Art that’s Alive

By Hailey Stangebye

Angela Warf’s garden bursts with life each season. Our art director will bring our office ripe tomatoes, tomatillos, kale, cucumbers — even homemade pickles. She knows that, with the right environment, time and care, she can make something beautiful grow.

That applies to more than her garden.

Angela has the unique capacity to take the seed for a design or an image or a video, and coax that idea into reality.

“My grandpa owned an apple orchard and a grape vineyard,” Angela says. “It’s definitely in my genes to want to grow things, which is, I think, why I love it so much.”

“My grandpa owned an apple orchard and a grape vineyard. It’s definitely in my genes to want to grow things, which is, I think, why I love it so much.”

She also has creativity in her genes. Her grandmother is an oil painter, and she noticed that Angela took a keen interest in the arts, even at a young age. Every Saturday morning, she would sit with Angela and host informal art lessons.  

“And I always fought back,” Angela laughs. “I wanted to do very graphic art, and she always created this beautiful, flowy, kind of fine art. But I’m glad that she had those classes with me because, now, I have a mix of styles that I can implement into my graphic design.”

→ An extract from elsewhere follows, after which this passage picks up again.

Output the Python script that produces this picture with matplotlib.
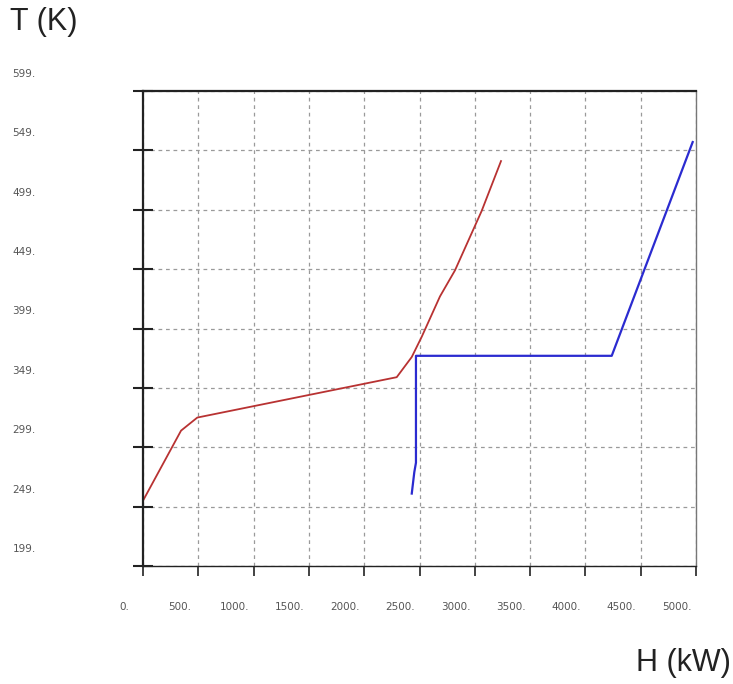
import numpy as np
import matplotlib
matplotlib.use("Agg")
import matplotlib.pyplot as plt
from matplotlib.transforms import ScaledTranslation

# composite curves
hot_h = [0, 0, 344, 491, 2294, 2430, 2520, 2685, 2821, 3062, 3237]
hot_t = [232, 254, 313, 324, 358, 375, 392, 426, 448, 498, 540]

cold_h = [2430, 2453, 2468, 2468, 4238, 4970]
cold_t = [260, 278, 286, 376, 376, 556]

x_ticks = [0, 500, 1000, 1500, 2000, 2500, 3000, 3500, 4000, 4500, 5000]
y_ticks = [199, 249, 299, 349, 399, 449, 499, 549, 599]

dpi = 100
fig = plt.figure(figsize=(7.33, 6.84), dpi=dpi)
ax = fig.add_axes([143/733, 118/684, 553/733, 475/684])

ax.plot(hot_h, hot_t, color="#b83232", lw=1.3)
ax.plot(cold_h, cold_t, color="#2b2bd0", lw=1.6)

ax.set_xlim(0, 5000)
ax.set_ylim(199, 599)
ax.set_xticks(x_ticks)
ax.set_yticks(y_ticks)
ax.set_xticklabels([f"{v}." for v in x_ticks])
ax.set_yticklabels([f"{v}." for v in y_ticks])

ax.grid(True, color="#9a9a9a", linestyle=(0, (3, 3)), lw=0.9)

ax.spines["left"].set_linewidth(1.6)
ax.spines["left"].set_color("#222222")
ax.spines["bottom"].set_linewidth(1.0)
ax.spines["bottom"].set_color("#222222")
ax.spines["top"].set_linewidth(1.6)
ax.spines["top"].set_color("#222222")
ax.spines["right"].set_linewidth(1.0)
ax.spines["right"].set_color("#777777")

ax.tick_params(axis="y", direction="inout", length=15, width=1.5,
               color="#222222", pad=72, labelsize=7.5, labelcolor="#555555")
ax.tick_params(axis="x", direction="out", length=7, width=1.2,
               color="#222222", pad=19, labelsize=7.5, labelcolor="#555555")

# labels sit above / left of their ticks like in the original
for lab in ax.get_yticklabels():
    lab.set_horizontalalignment("left")
    lab.set_transform(lab.get_transform() + ScaledTranslation(-20/dpi, 18/dpi, fig.dpi_scale_trans))
for lab in ax.get_xticklabels():
    lab.set_transform(lab.get_transform() + ScaledTranslation(-19/dpi, 0, fig.dpi_scale_trans))

fig.text(10/733, 1 - 22/684, "T (K)", fontsize=22, family="Liberation Sans",
         color="#222222", va="center", ha="left")
fig.text(731/733, 1 - 663/684, "H (kW)", fontsize=22, family="Liberation Sans",
         color="#222222", va="center", ha="right")

fig.savefig("out.png", dpi=dpi)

Angela has created art throughout her life, but she never thought of pursuing an artistic field for her career until senior year of high school in Sugar Grove, Ohio. In a school district where arts budgets ran thin — like watered-down Elmer’s glue — one teacher started an initiative that changed the course of Angela’s life.

“Mrs. Mary Goss. She was actually the librarian, but she had a really good eye for art, and she made woven blankets from alpaca wool,” Angela says. “I think that she saw a need for digital art classes. So, my senior year, she created a tech art class where she taught photoshop. She might not have even known how to use it herself, but she helped us figure it out because she knew it was important for people like me who had this skill, but needed a way to implement it into the real world.”

“I think that she saw a need for digital art classes. So, my senior year, she created a tech art class where she taught photoshop. She might not have even known how to use it herself, but she helped us figure it out because she knew it was important for people like me who had this skill, but needed a way to implement it into the real world.”

Mrs. Goss ultimately convinced Angela to use her work from that tech art class to apply to CCAD. Prior to that, Angela says that no one had told her she could make a career out of art.

Since that day, Angela has completed her CCAD degree in graphic design with minors in art history and copywriting. She’s made a career and a name for herself doing what she loves most: creating.

“I think if I was doing anything else, I wouldn’t be happy,” Angela says. “They say, ‘Do what you love and you’ll never work a day in your life.’ I think that’s absolutely true, especially for creative people. I wouldn’t want to work a job doing sales or something, and then do art on the side. That wouldn’t be me fulfilling my dream and my purpose, which is to make things look better than they do now.”

Angela brings life to all of the creative we produce, just like she brings life to all of the veggies in her garden. And, like a bountiful harvest, she makes art that you’ll want to share.